Her principal published works are as follows:—Thoughts on the Education of Daughters, . . . (1787); The Female Reader (selections) (1789); Original Stories from Real Life (1791); An Historical and Moral View of the Origin and Progress of the French Revolution, and the effects it has produced in Europe, vol. i. (no more published) (1790); Vindication of the Rights of Woman (1792); Vindication of the Rights of Man (1793); Mary, a Fiction (1788); Letters written during a Short Residence in Sweden, Norway and Denmark (1796); Posthumous Works (4 vols., 1798). It is impossible to trace the many articles contributed by her to periodical literature.
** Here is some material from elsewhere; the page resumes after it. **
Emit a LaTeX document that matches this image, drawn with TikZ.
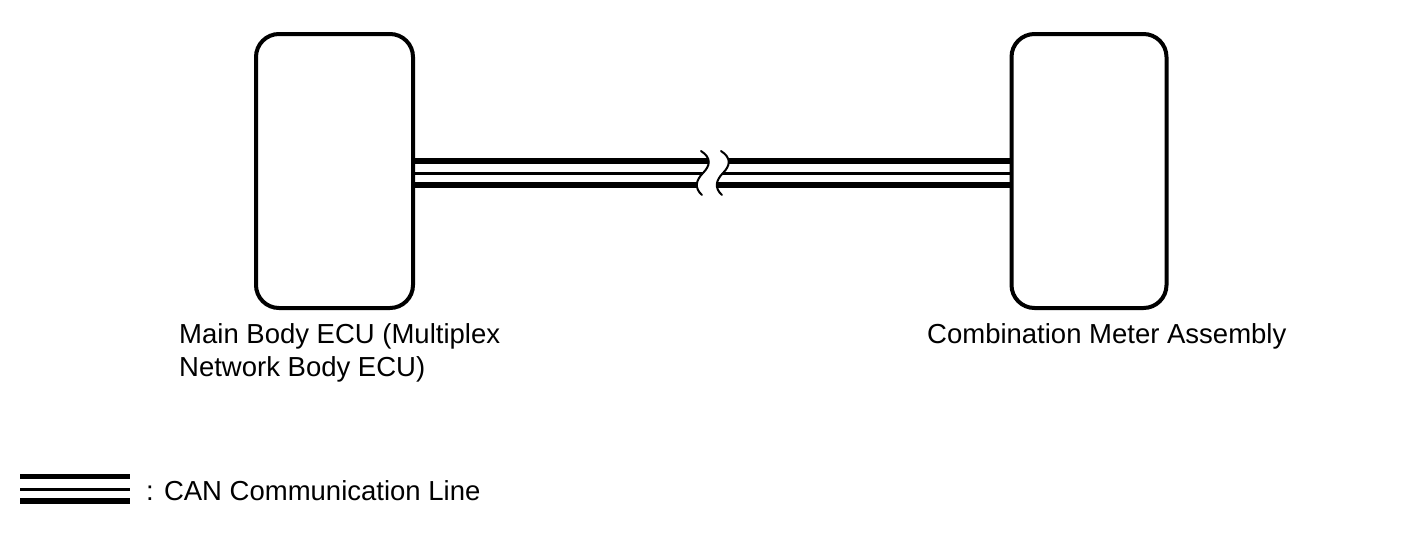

A memoir of her life was published by Godwin in 1798. A large portion of C. Kegan Paul’s work, William Godwin, his Friends and Contemporaries, was devoted to her, and an edition of the Letters to Imlay (1879), of which the first edition was published by Godwin, is prefaced by a somewhat fuller memoir. See also E. Dowden, The French Revolution and English Literature (1897) pp. 82 et seq.; E. R. Pennell, Mary Wollstonecraft Godwin (1885), in the Eminent Women Series; E. R. Clough, A Study of Mary Wollstonecraft and the Rights of Woman (1898); an edition of her Original Stories (1906), with William Blake’s illustrations and an introduction by E. V. Lucas; and the Love Letters of Mary Wollstonecraft to Gilbert Imlay (1908), with an introduction by Roger Ingpen.